A Collins leadership would always energise the base but struggle with the swinging voter. I’ve always thought she had a high base but a low ceiling, and it seems her colleagues have thought so too. She’s never been able to win a leadership vote.

But that’s why this might be Collins’ moment. In normal circumstances it’s hard to see her chosen. But events have conspired to be as abnormal as you can imagine. A global pandemic at loose in the world changing all the political rules and a party without a leader nine weeks out from an election… this is the situation where a high base might be considered more important than a low ceiling.

What options do National have?

Bringing back Bridges must have some appeal for those who thought he shouldn’t have been thrown under the bus in the first place. But going back to the future is still going back. It’s hard to convince voters to have confidence in someone his own party didn’t have confidence in two months ago. And the problems he was facing then with a public who had got to know him and hadn’t warmed to him haven’t gone away. Maybe sympathy and a few baby yak pics could warm the hearts of some, but it’s still unavoidably a reheated leadership.

Amy Adams or Paula Bennett would be nothing more than caretakers, and why would anyone vote for a party led by someone who was simply warming the chair? You give your vote to the Messiah, not John the Baptist.

Mark Mitchell presumably still has ambitions, but like Muller before him, would be an unknown, untested figure. He will have been frustrated by recent events and maybe someone the party can rally behind in the hope he can cut a new, strong figure in a way Muller couldn’t.

Gerry Brownlee? Experienced, well-liked within the party. But he’s not exactly charismatic and would look like a Phil Goff figure; someone being given a turn but not really seen as a new generation leader in times that will require bold new thinking.

Then there’s Nikki Kaye. She is acting leader and installing her for the long-term would reassert some of National’s reputation for stability and discipline under pressure. She’s been discussed as an heir apparent for a number of years, is known as a cancer survivor and an effective education minister. She alone in New Zealand politics can say she has beaten Jacinda Ardern. Twice. In Auckland Central. National would be putting out their own Jacinda but arguing this one can get things done.
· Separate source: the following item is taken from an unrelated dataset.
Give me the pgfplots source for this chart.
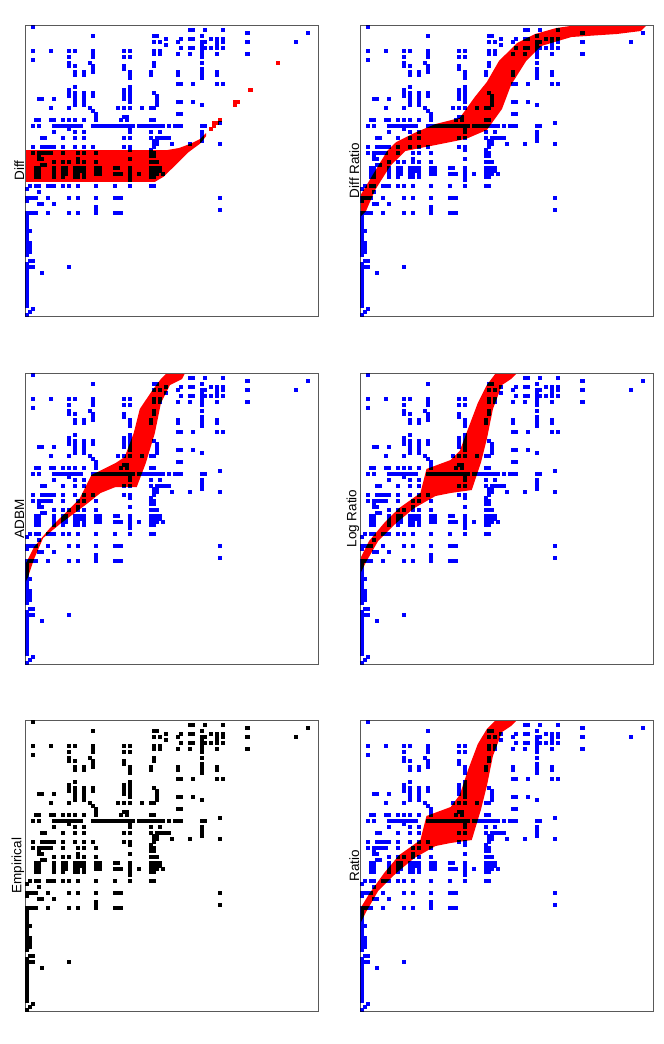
\documentclass[border=0pt]{standalone}
\usepackage{fontspec}
\setmainfont{Liberation Sans}
\usepackage{pgfplots}
\pgfplotsset{compat=1.18}
\usepackage{pgfplotstable}
\pgfplotstableread[row sep=\\]{
c r \\
2 0 \\
54 1 \\ 55 1 \\ 59 1 \\ 65 1 \\
73 2 \\ 93 2 \\
22 3 \\ 42 3 \\ 43 3 \\ 58 3 \\
46 4 \\ 51 4 \\ 54 4 \\ 55 4 \\ 61 4 \\ 63 4 \\ 65 4 \\
42 5 \\ 44 5 \\ 50 5 \\ 58 5 \\ 59 5 \\ 63 5 \\ 65 5 \\ 73 5 \\ 89 5 \\
46 6 \\ 58 6 \\ 63 6 \\
51 7 \\ 54 7 \\ 55 7 \\ 58 7 \\ 59 7 \\ 61 7 \\ 63 7 \\ 65 7 \\
2 8 \\ 8 8 \\ 14 8 \\ 16 8 \\ 22 8 \\ 32 8 \\ 34 8 \\ 42 8 \\ 44 8 \\ 58 8 \\
22 9 \\ 42 9 \\ 44 9 \\ 50 9 \\ 54 9 \\ 58 9 \\ 63 9 \\ 73 9 \\
14 10 \\ 22 10 \\ 32 10 \\ 34 10 \\ 58 10 \\
2 11 \\
14 12 \\ 21 12 \\ 42 12 \\ 58 12 \\
14 13 \\ 16 13 \\ 22 13 \\ 32 13 \\ 42 13 \\
22 14 \\ 32 14 \\ 58 14 \\
16 15 \\ 19 15 \\ 22 15 \\ 34 15 \\ 41 15 \\ 50 15 \\ 58 15 \\ 63 15 \\
16 16 \\ 19 16 \\ 34 16 \\ 41 16 \\ 50 16 \\ 58 16 \\ 63 16 \\
34 17 \\ 58 17 \\
50 19 \\ 51 19 \\ 55 19 \\ 63 19 \\ 65 19 \\
16 20 \\ 34 20 \\
14 21 \\ 32 21 \\ 34 21 \\
14 22 \\ 16 22 \\ 19 22 \\ 22 22 \\ 32 22 \\ 34 22 \\ 42 22 \\
14 23 \\ 16 23 \\ 19 23 \\ 22 23 \\ 32 23 \\ 34 23 \\ 43 23 \\
4 24 \\ 5 24 \\ 9 24 \\ 16 24 \\ 19 24 \\ 32 24 \\ 34 24 \\ 43 24 \\
16 25 \\ 19 25 \\ 34 25 \\ 43 25 \\ 50 25 \\ 51 25 \\ 55 25 \\
16 26 \\ 19 26 \\ 43 26 \\ 58 26 \\
8 27 \\ 14 27 \\ 21 27 \\ 30 27 \\ 32 27 \\ 34 27 \\ 38 27 \\ 41 27 \\ 42 27 \\
22 28 \\
23 29 \\ 50 29 \\ 51 29 \\
23 30 \\ 32 30 \\ 33 30 \\
3 31 \\ 4 31 \\ 8 31 \\ 9 31 \\ 12 31 \\ 14 31 \\ 16 31 \\ 19 31 \\ 23 31 \\ 31 31 \\ 33 31 \\ 41 31 \\ 42 31 \\
64 32 \\
2 33 \\ 4 33 \\ 9 33 \\ 10 33 \\ 11 33 \\ 12 33 \\ 13 33 \\ 14 33 \\ 15 33 \\ 16 33 \\ 17 33 \\ 18 33 \\
22 33 \\ 23 33 \\ 24 33 \\ 25 33 \\ 26 33 \\ 27 33 \\ 28 33 \\ 29 33 \\ 30 33 \\ 31 33 \\ 32 33 \\ 33 33 \\ 34 33 \\ 35 33 \\
37 33 \\ 38 33 \\ 39 33 \\ 40 33 \\ 41 33 \\ 42 33 \\ 43 33 \\ 44 33 \\ 45 33 \\ 47 33 \\ 49 33 \\ 50 33 \\ 51 33 \\ 58 33 \\ 59 33 \\
14 34 \\ 34 34 \\
9 35 \\ 16 35 \\ 19 35 \\ 34 35 \\ 41 35 \\ 44 35 \\ 58 35 \\
58 36 \\
5 37 \\ 6 37 \\ 12 37 \\ 16 37 \\ 19 37 \\ 32 37 \\ 34 37 \\ 41 37 \\ 43 37 \\ 44 37 \\ 45 37 \\ 46 37 \\ 47 37 \\ 58 37 \\
42 38 \\ 43 38 \\ 58 38 \\
42 39 \\ 43 39 \\ 48 39 \\ 54 39 \\ 64 39 \\
2 40 \\ 5 40 \\ 6 40 \\ 7 40 \\ 8 40 \\ 9 40 \\ 12 40 \\ 16 40 \\ 19 40 \\ 22 40 \\ 32 40 \\ 34 40 \\ 42 40 \\
34 41 \\ 41 41 \\
2 42 \\ 4 42 \\ 5 42 \\ 6 42 \\ 7 42 \\ 8 42 \\ 12 42 \\ 17 42 \\ 19 42 \\ 23 42 \\ 41 42 \\ 42 42 \\
4 43 \\ 41 43 \\ 42 43 \\
4 44 \\ 5 44 \\ 17 44 \\ 34 44 \\
9 45 \\ 12 45 \\ 14 45 \\ 17 45 \\ 19 45 \\ 23 45 \\ 41 45 \\ 42 45 \\ 43 45 \\
5 46 \\ 6 46 \\
3 47 \\ 4 47 \\ 9 47 \\ 12 47 \\ 13 47 \\ 16 47 \\ 17 47 \\ 18 47 \\ 19 47 \\ 23 47 \\ 24 47 \\ 29 47 \\ 30 47 \\ 34 47 \\ 41 47 \\ 42 47 \\ 43 47 \\ 44 47 \\
3 48 \\ 4 48 \\ 9 48 \\ 12 48 \\ 13 48 \\ 16 48 \\ 17 48 \\ 18 48 \\ 19 48 \\ 23 48 \\ 24 48 \\ 34 48 \\ 41 48 \\ 42 48 \\ 43 48 \\ 44 48 \\
3 49 \\ 4 49 \\ 9 49 \\ 12 49 \\ 13 49 \\ 16 49 \\ 17 49 \\ 19 49 \\ 23 49 \\ 24 49 \\ 29 49 \\ 30 49 \\ 31 49 \\ 34 49 \\ 37 49 \\ 41 49 \\ 42 49 \\ 43 49 \\ 45 49 \\
3 50 \\ 4 50 \\ 9 50 \\ 12 50 \\ 16 50 \\ 17 50 \\ 19 50 \\ 34 50 \\ 41 50 \\ 42 50 \\
34 51 \\
1 53 \\ 3 53 \\ 4 53 \\ 7 53 \\ 8 53 \\ 9 53 \\ 12 53 \\ 14 53 \\ 17 53 \\ 23 53 \\ 29 53 \\ 34 53 \\ 41 53 \\ 42 53 \\
0 54 \\ 4 55 \\
0 57 \\ 1 57 \\ 2 57 \\ 3 57 \\ 7 57 \\ 14 57 \\ 17 57 \\ 23 57 \\ 29 57 \\ 30 57 \\ 31 57 \\ 64 57 \\
0 58 \\
4 59 \\ 5 59 \\ 9 59 \\
23 60 \\ 23 61 \\ 64 61 \\
0 62 \\ 1 62 \\ 2 62 \\ 3 62 \\ 7 62 \\ 14 62 \\ 17 62 \\ 23 62 \\ 29 62 \\ 30 62 \\ 31 62 \\
0 63 \\ 0 64 \\ 0 65 \\ 0 66 \\ 0 67 \\ 0 68 \\ 1 68 \\ 0 69 \\ 0 70 \\ 0 71 \\
0 72 \\ 1 72 \\ 0 73 \\ 1 73 \\ 0 74 \\ 1 74 \\ 0 75 \\ 1 75 \\ 0 76 \\
1 78 \\ 2 78 \\ 0 79 \\ 0 80 \\ 1 80 \\ 2 80 \\ 14 80 \\ 0 81 \\ 0 82 \\ 5 82 \\
0 83 \\ 0 84 \\ 0 85 \\ 0 86 \\ 0 87 \\ 0 88 \\ 0 89 \\ 0 90 \\ 0 91 \\ 0 92 \\ 0 93 \\
2 94 \\ 1 95 \\ 0 96 \\
}\emp
\pgfplotsset{
  panel/.style={
    width=293bp, height=291bp, scale only axis,
    xmin=0, xmax=97, ymin=0, ymax=97, y dir=reverse,
    ticks=none, axis on top,
    axis line style={black!65, line width=0.8bp},
    every axis y label/.style={at={(rel axis cs:0,0.5)}, rotate=90, anchor=south, inner sep=0.6bp,
      font=\fontsize{13.5bp}{15bp}\selectfont},
  },
  cells/.style={only marks, mark=square*, mark size=1.55bp, color=#1,
    mark options={line width=0.1bp}},
  bcells/.style={only marks, mark=square*, mark size=1.55bp, color=blue,
    mark options={line width=0.1bp, blend mode=multiply}, blend mode=multiply},
  band/.style={fill=red, draw=none},
}
\newcommand{\emppts}{\addplot[bcells]
  table[x expr=\thisrow{c}+0.5, y expr=\thisrow{r}+0.5] {\emp};}
\begin{document}
\begin{tikzpicture}
\path[use as bounding box] (0bp,0bp) rectangle (664bp,-1044bp);
% Diff
\begin{axis}[panel, at={(25bp,-25bp)}, anchor=north west, ylabel={Diff}]
\addplot[band] coordinates {(0,41.7) (47,41.7) (51,41) (55,39.5) (58,38) (60,36) (60,37) (58,39.5) (54,42.5) (50,46.5) (46,50.5) (43,52.3) (0,52.3)} -- cycle;
\addplot[cells=red] coordinates {(83.5,12.5) (74.5,21.5) (69.5,25.5) (69.5,26.5) (70.5,25.5) (62.5,32.5) (62.5,33.5) (63.5,32.5) (64.5,31.5) (61.5,34.5)};
\emppts
\end{axis}
% Diff Ratio
\begin{axis}[panel, at={(360bp,-25bp)}, anchor=north west, ylabel={Diff Ratio}]
\addplot[band] coordinates {(0,57) (3,52) (6,47) (9,42) (12,39) (18,36) (25,33) (33,31) (38,24) (42,19) (46,12) (52,6) (58,3) (65,1) (72,0) (95,0)
 (93,2) (85,3) (70,4) (60,7) (55,12) (50,20) (47,28) (42,35) (35,38) (25,40) (15,42) (10,47) (5,55) (2,62) (0,64)} -- cycle;
\emppts
\end{axis}
% ADBM
\begin{axis}[panel, at={(25bp,-373bp)}, anchor=north west, ylabel={ADBM}]
\addplot[band] coordinates {(0,64) (3,58) (8,52) (13,47) (18,42) (22,34) (30,30) (33,28) (36,20) (38,12) (42,6) (45,2) (47,0) (53,0)
 (52,2) (48,4) (45,10) (43,20) (40,30) (37,38) (30,38) (25,40) (20,44) (12,50) (6,55) (3,62) (1,68) (0,70)} -- cycle;
\emppts
\end{axis}
% Log Ratio
\begin{axis}[panel, at={(360bp,-373bp)}, anchor=north west, ylabel={Log Ratio}]
\addplot[band] coordinates {(0,62) (3,56) (8,50) (13,45) (20,40) (22,32) (30,29) (33,26) (36,18) (39,10) (42,4) (45,0) (52,0)
 (50,2) (47,4) (44,12) (42,22) (40,30) (37,39) (30,40) (25,41) (18,45) (12,50) (6,56) (2,63) (0,67)} -- cycle;
\emppts
\end{axis}
% Empirical
\begin{axis}[panel, at={(25bp,-720bp)}, anchor=north west, ylabel={Empirical}]
\addplot[cells=black] table[x expr=\thisrow{c}+0.5, y expr=\thisrow{r}+0.5] {\emp};
\end{axis}
% Ratio
\begin{axis}[panel, at={(360bp,-720bp)}, anchor=north west, ylabel={Ratio}]
\addplot[band] coordinates {(0,63) (3,58) (8,51) (13,45) (20,40) (22,32) (30,29) (33,25) (36,16) (39,8) (42,3) (45,0) (52,0)
 (50,2) (47,4) (44,12) (42,22) (40,30) (37,40) (30,41) (25,42) (18,46) (12,51) (6,57) (2,64) (0,68)} -- cycle;
\emppts
\end{axis}
\end{tikzpicture}
\end{document}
But two questions swirl around Kaye. Does she want it? She has often said not. (But then Ardern said that for years too). And second, can she handle the leadership? Even in her outings as deputy she has fluffed lines, most notably insisting Paul Goldsmith is Maori. She has looked hesitant in interviews and unsure of herself in a more senior role with broader responsibilities. And understandably so. As Muller has reminded us today. this stuff is hard.

Which brings us back to Collins. She has the miles under the belt and if nothing else she is tough enough to handle the coming nine weeks. The problem for National will be that if she delivers any sort of respectable result, she will have a mandate to re-fashion the party in her image. And unlike both her immediate predecessors, you can’t imagine she will hesitate quickly burying the Key-English years and moving the party in a new direction. That will almost certainly divide the party.

The question for the MPs tonight is who can salvage credibility at the election , or perhaps pull off some miracle a la Ardern in 2017. (I’d not that Ardern only won because of Andrew Little and Meteria Turei, two key decisions that are often forgotten. And National is in a very different situation).

But those MPs gathering tonight also need to think longer term and ask where they want their party to go not just in the next few weeks, but in the next few years.

For Collins herself, the question is very simple: To be frank, if not now, when? If Collins can’t win National now, surely she never can.